Но психологически русские пастыри были не готовы к тому, чтобы строить самостоятельную жизнь в отрыве от государства, причем государства православного, для которого интересы Церкви – не пустой звук. «Государственнический» подход к решению вопроса о степени церковной свободы был совершенно одинаков как у иерархов последних предреволюционных лет, мечтавших о восстановлении канонического строя церковного управления, так и у их предшественников, живших столетием ранее.
Понимать причину болезни, наблюдая тревожные симптомы, к сожалению, очень часто не значит иметь возможность применить нужное лекарство для ее излечения. Понятие «формы» было вкоренено в сознание отечественного епископата, который, даже понимая неправильность (если не сказать более) многих действий, предпринятых в отношении Церкви светскими властями в XVIII–XIX веках, а также неканоничность самого синодального устройства, не мог представить себе автономное существование в России Российской же Церкви. «Идти к народу» в тех условиях Церковь могла только государственным, т. е. опять-таки формальным, путем, не зная (и не желая знать), как можно разорвать этот порочный круг.
Искренне желая реформ, Русская Церковь вплоть до революции не имела возможности самостоятельно ничего решить, начиная и заканчивая любое движение в сторону реформ лишь с согласия светских властей. Такие привычки послушания представителям «мира сего» преодолеваются не просто, и не вина Православной Церкви в том, что в течение многих десятилетий «оставленный самому себе» русский народ в большинстве своем не поддержал ее пастырей в самую ответственную и страшную для них годину.[31] «Выстуженная» канцелярией Церковь, не привыкшая к самостоятельности и к коллективному творчеству, очищалась кровью своих мучеников и исповедников. Однако миллионы оказались, как и предполагал генерал А.А. Киреев, потерянными для нее.
Петровская «симфония», привела в итоге к господству «формализма», а следовательно, и специфического «церковного позитивизма» в среде православных архипастырей. Однако не меньшая вина «византийской болезни» состоит в том, что она привила многим отечественным епископам взгляд на церковное служение как на государственную службу, где мистический элемент подавляется элементом практическим и где политическая целесообразность ценится если не выше, то, по крайней мере, наравне с «метафизической» церковной пользой.
Классическим примером синодального иерарха, придерживавшегося таких взглядов, можно считать Патриарха Московского и всея Руси Сергия.
III
…Семнадцатый год стал для Православной Церкви огромным испытанием, с его приходом окончился двухвековой синодальный период ее истории.

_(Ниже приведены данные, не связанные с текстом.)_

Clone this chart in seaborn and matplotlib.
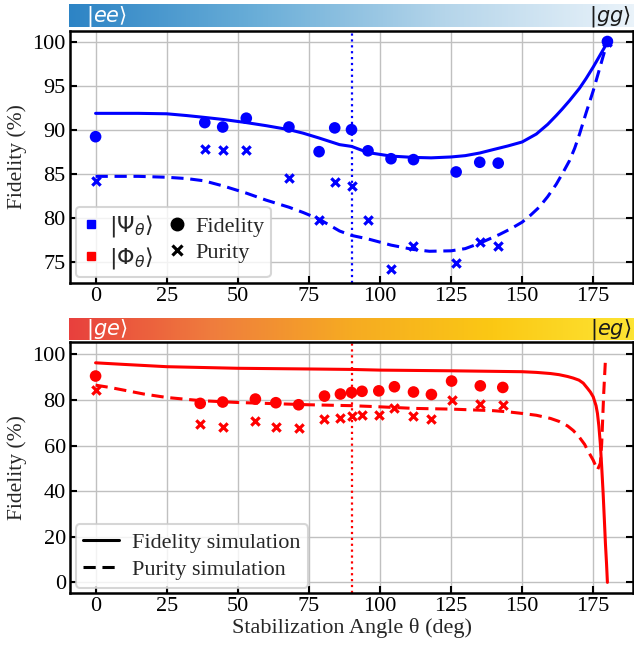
import numpy as np
import pandas as pd
import matplotlib
matplotlib.use("Agg")
import matplotlib.pyplot as plt
from matplotlib.colors import LinearSegmentedColormap
from matplotlib.lines import Line2D
import seaborn as sns

# ---------------- data ----------------
# Top panel |Psi_theta> (blue)
psi_angle = [0, 38.4, 44.7, 53.0, 68.0, 78.6, 84.1, 90.0, 95.8, 103.9, 111.8, 126.8, 135.1, 141.6, 180]
psi_fid = [89.2, 90.8, 90.3, 91.3, 90.3, 87.5, 90.2, 90.0, 87.6, 86.7, 86.6, 85.2, 86.3, 86.2, 100.0]
psi_pur = [84.2, 87.8, 87.7, 87.7, 84.5, 79.7, 84.1, 83.6, 79.7, 74.2, 76.8, 74.9, 77.3, 76.8, 100.0]

psi_sim_angle = [0, 15, 25, 32, 38, 45, 53, 60, 68, 73, 78.6, 85.8, 90, 95.8, 103.9, 111.8, 118, 125, 130,
                 135.1, 140, 145, 150, 155, 159, 162, 164, 166.7, 170.2, 172.5, 175, 177.5, 180]
psi_sim_fid = [91.85, 91.85, 91.8, 91.6, 91.4, 91.15, 90.8, 90.45, 90.0, 89.6, 89.05, 88.3, 88.1, 87.4, 87.0,
               86.85, 86.8, 86.9, 87.05, 87.35, 87.75, 88.15, 88.6, 89.5, 90.6, 91.6, 92.3, 93.3, 94.7, 95.8,
               97.1, 98.5, 99.9]
psi_sim_pur_angle = [0, 15, 25, 32, 38, 45, 53, 60, 68, 73, 78.6, 85.8, 90, 95.8, 103.9, 111.8, 117.4, 125,
                     130, 135, 142, 146, 150, 153, 156, 159, 162, 164.5, 166.7, 168.5, 170.2, 172.5, 175, 177.5, 180]
psi_sim_pur = [84.7, 84.7, 84.6, 84.45, 84.2, 83.6, 82.8, 82.0, 81.2, 80.6, 79.85, 78.5, 78.0, 77.6, 76.9,
               76.4, 76.2, 76.25, 76.5, 77.1, 78.1, 78.75, 79.5, 80.3, 81.2, 82.4, 83.8, 85.2, 86.5, 87.9, 89.5,
               91.9, 94.4, 97.2, 100.0]

# Bottom panel |Phi_theta> (red)
phi_angle = [0, 36.8, 44.7, 56.2, 63.4, 71.4, 80.5, 86.1, 90.0, 93.7, 99.6, 105.1, 111.8, 118.1, 125.2, 135.3, 143.2]
phi_fid = [90.5, 78.5, 79.1, 80.4, 78.8, 77.9, 81.7, 82.6, 83.3, 83.8, 84.0, 85.8, 83.5, 82.4, 88.3, 86.2, 85.5]
phi_pur = [84.3, 69.4, 68.0, 70.9, 68.1, 67.8, 71.5, 72.1, 72.9, 73.2, 73.4, 76.6, 72.9, 71.5, 80.0, 78.1, 77.8]

phi_sim_fid_angle = [0, 10, 25, 50, 75, 90, 100, 125, 150, 155, 160, 163, 166, 168, 170, 171.5, 173, 174,
                     175, 176, 176.5, 177, 177.5, 178, 178.5, 179, 179.3, 179.7, 180]
phi_sim_fid = [96.3, 95.6, 94.6, 93.9, 93.6, 93.4, 93.1, 92.8, 92.4, 92.1, 91.6, 91.1, 90.3, 89.6, 88.7,
               87.4, 85.1, 83.5, 81.4, 77.5, 74.1, 68.5, 61.0, 50.5, 39.0, 25.5, 17.1, 8.0, 0.0]
phi_sim_pur_angle = [0, 5, 10, 17, 25, 37, 50, 75, 90, 100, 112, 125, 140, 145, 150, 155, 160, 163, 166,
                     168, 170, 172, 173, 175, 176.5, 177.5, 178, 178.7, 179.3, 180]
phi_sim_pur = [86.5, 85.5, 84.3, 82.6, 81.1, 79.7, 78.9, 77.9, 77.5, 77.0, 76.3, 76.0, 75.3, 74.8, 74.1,
               73.3, 71.9, 70.6, 68.6, 66.6, 63.9, 60.5, 58.0, 53.6, 49.3, 52.2, 61.0, 82.9, 97.5, 98.9]

x_ticks = [0, 25, 50, 75, 100, 125, 150, 175]
top_yticks = [75, 80, 85, 90, 95, 100]
bot_yticks = [0, 20, 40, 60, 80, 100]
stab_angle = 90

BLUE = "#0000ff"
RED = "#ff0000"
DASH = (0, (4, 2.2))

# ---------------- style ----------------
sns.set_theme(style="whitegrid")
plt.rcParams["font.family"] = ["Liberation Serif", "DejaVu Serif"]
plt.rcParams["mathtext.fontset"] = "dejavusans"
plt.rcParams["grid.color"] = "#c0c0c0"
plt.rcParams["grid.linewidth"] = 1.0

fig = plt.figure(figsize=(6.34, 6.48), dpi=100)
W, H = 634, 648

def fa(x0, y0, x1, y1):
    return [x0 / W, 1 - y1 / H, (x1 - x0) / W, (y1 - y0) / H]

ax1 = fig.add_axes(fa(70, 30.5, 633, 283))
ax2 = fig.add_axes(fa(70, 342.3, 633, 593.3))
bar1 = fig.add_axes(fa(69, 4, 634, 26.7))
bar2 = fig.add_axes(fa(69, 317.7, 634, 340))

# gradient bars
grad = np.linspace(0, 1, 512).reshape(1, -1)
blue_cmap = LinearSegmentedColormap.from_list("b", ["#2d84c5", "#6aaed8", "#b5d5ea", "#eaf3fa"])
warm_cmap = LinearSegmentedColormap.from_list("w", ["#e8403d", "#ef7c3e", "#f6ab22", "#fbc814", "#fde433"])
for bax, cmap, ltxt, rtxt in [(bar1, blue_cmap, r"$|ee\rangle$", r"$|gg\rangle$"),
                              (bar2, warm_cmap, r"$|ge\rangle$", r"$|eg\rangle$")]:
    bax.imshow(grad, aspect="auto", cmap=cmap, extent=[0, 1, 0, 1])
    bax.set_axis_off()
    bax.text(0.03, 0.45, ltxt, color="white", fontsize=15, va="center", ha="left", transform=bax.transAxes)
    bax.text(0.995, 0.45, rtxt, color="#1a1a1a", fontsize=15, va="center", ha="right", transform=bax.transAxes)

# ---------------- top panel ----------------
df_psi = pd.DataFrame({"angle": psi_angle, "fid": psi_fid, "pur": psi_pur})
df_psi_fs = pd.DataFrame({"angle": psi_sim_angle, "fid": psi_sim_fid})
df_psi_ps = pd.DataFrame({"angle": psi_sim_pur_angle, "pur": psi_sim_pur})

sns.lineplot(data=df_psi_fs, x="angle", y="fid", ax=ax1, color=BLUE, lw=2.2)
sns.lineplot(data=df_psi_ps, x="angle", y="pur", ax=ax1, color=BLUE, lw=2.2, linestyle=DASH)
sns.scatterplot(data=df_psi, x="angle", y="fid", ax=ax1, color=BLUE, s=70, marker="o", edgecolor="none", zorder=5)
sns.scatterplot(data=df_psi, x="angle", y="pur", ax=ax1, color=BLUE, s=36, marker="x", linewidth=2.3, zorder=5)
ax1.axvline(stab_angle, color=BLUE, ls=":", lw=1.6)

# ---------------- bottom panel ----------------
df_phi = pd.DataFrame({"angle": phi_angle, "fid": phi_fid, "pur": phi_pur})
df_phi_fs = pd.DataFrame({"angle": phi_sim_fid_angle, "fid": phi_sim_fid})
df_phi_ps = pd.DataFrame({"angle": phi_sim_pur_angle, "pur": phi_sim_pur})

sns.lineplot(data=df_phi_fs, x="angle", y="fid", ax=ax2, color=RED, lw=2.2)
sns.lineplot(data=df_phi_ps, x="angle", y="pur", ax=ax2, color=RED, lw=2.2, linestyle=DASH)
sns.scatterplot(data=df_phi, x="angle", y="fid", ax=ax2, color=RED, s=70, marker="o", edgecolor="none", zorder=5)
sns.scatterplot(data=df_phi, x="angle", y="pur", ax=ax2, color=RED, s=36, marker="x", linewidth=2.3, zorder=5)
ax2.axvline(stab_angle, color=RED, ls=":", lw=1.6)

for ax, yt in [(ax1, top_yticks), (ax2, bot_yticks)]:
    ax.set_xlim(-9, 189)
    ax.set_xticks(x_ticks)
    ax.set_yticks(yt)
    ax.set_xlabel("")
    ax.set_ylabel("Fidelity (%)", fontsize=15.5, labelpad=4)
    ax.tick_params(axis="both", direction="in", length=5, width=1.5, labelsize=16,
                   left=True, bottom=True, right=True, top=False, colors="black", pad=3)
    for sp in ax.spines.values():
        sp.set_color("black")
        sp.set_linewidth(1.8)
    ax.set_facecolor("white")

ax1.set_ylim(72.6, 101.25)
ax2.set_ylim(-4.8, 105.3)
ax2.set_xlabel("Stabilization Angle θ (deg)", fontsize=16, labelpad=1)

# legends
h_top = [Line2D([], [], ls="", marker="s", color=BLUE, ms=6),
         Line2D([], [], ls="", marker="s", color=RED, ms=6),
         Line2D([], [], ls="", marker="o", color="black", ms=9),
         Line2D([], [], ls="", marker="x", color="black", ms=7, mew=2.3)]
l_top = [r"$|\mathit{\Psi}_{\theta}\rangle$", r"$|\mathit{\Phi}_{\theta}\rangle$", "Fidelity", "Purity"]
leg1 = ax1.legend(h_top, l_top, ncol=2, loc="lower left", fontsize=16, frameon=True,
                  handlelength=0.8, handletextpad=0.4, columnspacing=0.7,
                  borderpad=0.3, labelspacing=0.25, borderaxespad=0.25, fancybox=True)
leg1.get_frame().set_edgecolor("#cccccc")
leg1.get_frame().set_linewidth(1.5)

h_bot = [Line2D([], [], color="black", lw=2.2),
         Line2D([], [], color="black", lw=2.2, ls=DASH)]
leg2 = ax2.legend(h_bot, ["Fidelity simulation", "Purity simulation"], loc="lower left", fontsize=16,
                  frameon=True, handlelength=1.6, handletextpad=0.6, borderpad=0.35,
                  labelspacing=0.3, borderaxespad=0.25, fancybox=True)
leg2.get_frame().set_edgecolor("#cccccc")
leg2.get_frame().set_linewidth(1.5)

fig.savefig("out.png", dpi=100)
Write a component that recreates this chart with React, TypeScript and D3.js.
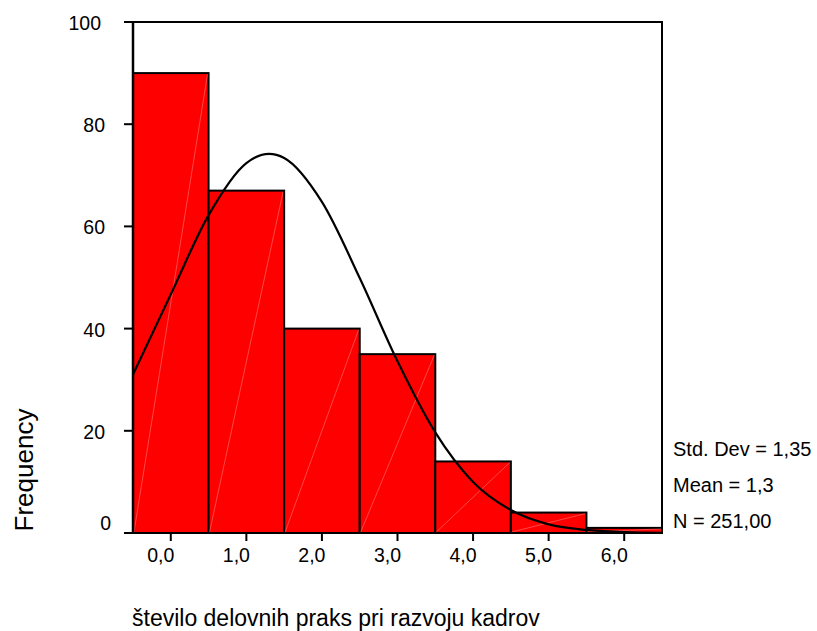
import React, { useRef, useEffect } from "react";
import * as d3 from "d3";

// histogram bins (class midpoints) and frequencies
const binCenters = [0, 1, 2, 3, 4, 5, 6];
const frequencies = [90, 67, 40, 35, 14, 4, 1];

// normal curve
const curveX = [-0.5, 0, 0.5, 1, 1.3, 1.5, 2, 2.5, 3, 3.5, 4, 4.5, 5, 5.5, 6, 6.5];
const curveY = [31, 46.7, 62.2, 72.4, 74.2, 73.4, 64.8, 49.9, 33.6, 19.7, 10, 4.5, 1.7, 0.6, 0.2, 0.05];

const yTicks = [0, 20, 40, 60, 80, 100];
const xTickLabels = ["0,0", "1,0", "2,0", "3,0", "4,0", "5,0", "6,0"];
const statLines = ["Std. Dev = 1,35", "Mean = 1,3", "N = 251,00"];

const App: React.FC = () => {
  const svgRef = useRef<SVGSVGElement | null>(null);
  const width = 817;
  const height = 631;

  useEffect(() => {
    if (!svgRef.current) return;
    const svg = d3.select(svgRef.current);
    svg.selectAll("*").remove();

    const font = "Liberation Sans, Arial, sans-serif";
    const left = 133;
    const right = 662;
    const top = 22;
    const bottom = 533;

    const x = d3.scaleLinear().domain([-0.5, 6.5]).range([left, right]);
    const y = d3.scaleLinear().domain([0, 100]).range([bottom, top]);

    // bars
    const bars = svg.append("g");
    binCenters.forEach((c, i) => {
      const x0 = x(c - 0.5);
      const x1 = x(c + 0.5);
      const yTop = y(frequencies[i]);
      bars
        .append("rect")
        .attr("x", x0)
        .attr("y", yTop)
        .attr("width", x1 - x0)
        .attr("height", bottom - yTop)
        .attr("fill", "#ff0000")
        .attr("stroke", "#000")
        .attr("stroke-width", 2);
      // faint diagonal seam
      bars
        .append("line")
        .attr("x1", x0 + 1)
        .attr("y1", bottom - 1)
        .attr("x2", x1 - 1)
        .attr("y2", yTop + 1)
        .attr("stroke", "#ffffff")
        .attr("stroke-opacity", 0.35)
        .attr("stroke-width", 0.8);
    });

    // normal curve
    const line = d3
      .line<number>()
      .x((_, i) => x(curveX[i]))
      .y((d) => y(d))
      .curve(d3.curveMonotoneX);
    svg
      .append("path")
      .datum(curveY)
      .attr("fill", "none")
      .attr("stroke", "#000")
      .attr("stroke-width", 2.2)
      .attr("d", line);

    // frame
    svg
      .append("path")
      .attr("d", `M${left - 9},${top}H${right}V${bottom}H${left - 9}`)
      .attr("fill", "none")
      .attr("stroke", "#000")
      .attr("stroke-width", 2);
    svg
      .append("line")
      .attr("x1", left)
      .attr("x2", left)
      .attr("y1", top)
      .attr("y2", bottom)
      .attr("stroke", "#000")
      .attr("stroke-width", 2.5);

    // y ticks
    yTicks.forEach((t) => {
      svg
        .append("line")
        .attr("x1", left - 9)
        .attr("x2", left)
        .attr("y1", y(t))
        .attr("y2", y(t))
        .attr("stroke", "#000")
        .attr("stroke-width", 2);
      svg
        .append("text")
        .attr("x", t === 0 ? 111 : t === 100 ? 101 : 105)
        .attr("y", t === 0 ? y(t) - 3 : y(t) + 8)
        .attr("text-anchor", "end")
        .attr("font-family", font)
        .attr("font-size", 19.5)
        .attr("fill", "#000")
        .text(t);
    });

    // x ticks
    binCenters.forEach((c, i) => {
      svg
        .append("line")
        .attr("x1", x(c))
        .attr("x2", x(c))
        .attr("y1", bottom)
        .attr("y2", bottom + 8)
        .attr("stroke", "#000")
        .attr("stroke-width", 2);
      svg
        .append("text")
        .attr("x", x(c) - 10)
        .attr("y", 562)
        .attr("text-anchor", "middle")
        .attr("font-family", font)
        .attr("font-size", 19.5)
        .attr("fill", "#000")
        .text(xTickLabels[i]);
    });

    // stats
    statLines.forEach((s, i) => {
      svg
        .append("text")
        .attr("x", 673)
        .attr("y", 456 + i * 36)
        .attr("font-family", font)
        .attr("font-size", 20)
        .attr("fill", "#000")
        .text(s);
    });

    // axis titles
    svg
      .append("text")
      .attr("transform", `translate(33,470) rotate(-90)`)
      .attr("text-anchor", "middle")
      .attr("font-family", font)
      .attr("font-size", 26)
      .attr("fill", "#000")
      .text("Frequency");

    svg
      .append("text")
      .attr("x", 132)
      .attr("y", 626)
      .attr("font-family", font)
      .attr("font-size", 23)
      .attr("fill", "#000")
      .text("število delovnih praks pri razvoju kadrov");
  }, []);

  return (
    <div style={{ position: "absolute", left: 0, top: 0 }}>
      <svg ref={svgRef} width={width} height={height} style={{ display: "block", background: "#fff" }} />
    </div>
  );
};

export default App;
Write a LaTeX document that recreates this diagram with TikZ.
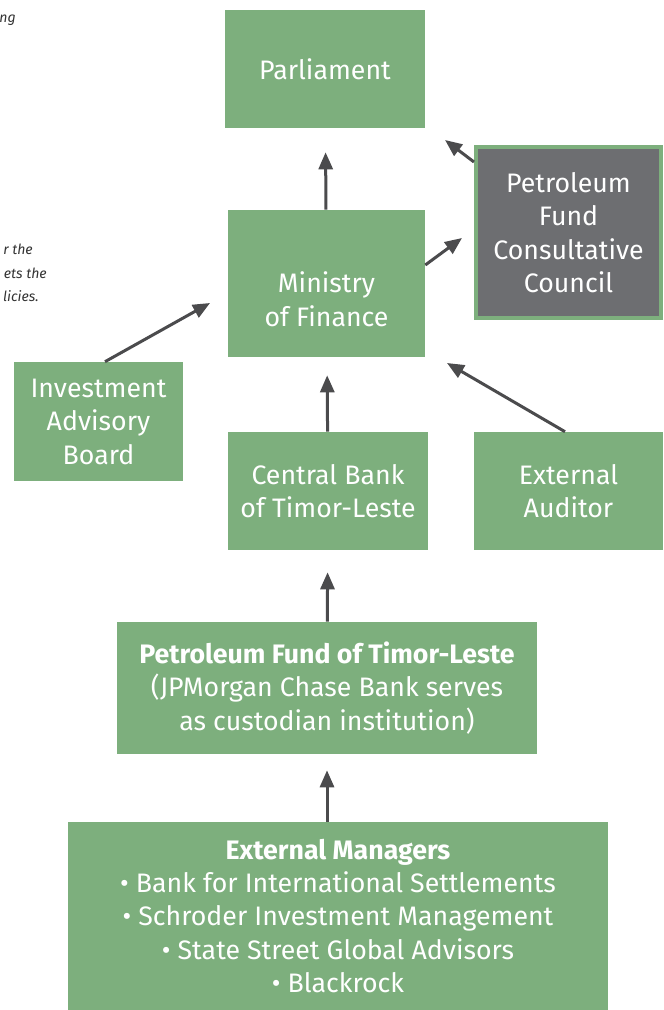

Были ли готовы к этому русские иерархи, среди которых одним из наиболее заметных являлся Финляндский архиепископ Сергий?
Едва ли. Все произошло как-то «вдруг». Разумеется, любая революция, несмотря на ее «закономерность», яркую «симптоматику», наличие в стране «революционной ситуации» и т. п., первоначально воспринимается современниками в большинстве случаев «внеисторически» (лучше даже сказать антиисторически). Это обстоятельство вполне объяснимо с психологической точки зрения и никак не противоречит многочисленным фактам, доказывающим, что революцию давно «ждали». Ожидание революционного коллапса вовсе не способствует его (коллапса) адекватному пониманию. Впрочем, если где и «ждали» революцию, то уж не в Церкви. Такой расклад никто из правящей иерархии и не предусматривал, доказательством чему стало последнее заседание последнего «царского» Св. Синода, проходившее 26 февраля 1917 г.
Пришедший на заседание Товарищ Обер-Прокурора князь Н. Д. Жевахов предложил иерархам выпустить воззвание, касавшееся происходивших тогда событий, которое стало бы «грозным предупреждением Церкви, влекущим, в случае ослушания, церковную кару». «Это всегда так, – ответил [князю] митрополит [Киевский Владимир]. – Когда мы не нужны, тогда нас не замечают; а в момент опасности к нам первым обращаются за помощью»[32]. В итоге предложение Жевахова не встретило поддержки в Синоде, а воззвание так и не появилось. Объясняет это князь не отказом высшей церковной иерархии помочь государству, а самым заурядным проявлением оппозиции Синода к Обер-Прокуротуре и совершенным непониманием ею происходивших тогда событий[33].
Скорее всего, он был прав. Но дело, думается, заключалось не только в этом. Зная, что собою представляла синодальная Церковь в «симфоническом» Российском государстве, вполне можно понять проявленную 26 февраля 1917 г. ее высшими представителями инертность. Самостоятельно реагировать на что бы то ни было главная конфессия Империи была давно отучена. К тому же и события развивались стремительно: если 26 февраля иерархи не вполне представляли себе возможных перспектив политического развития страны, то после 2 марта, когда пришло известие об отречении Императора, – тем более.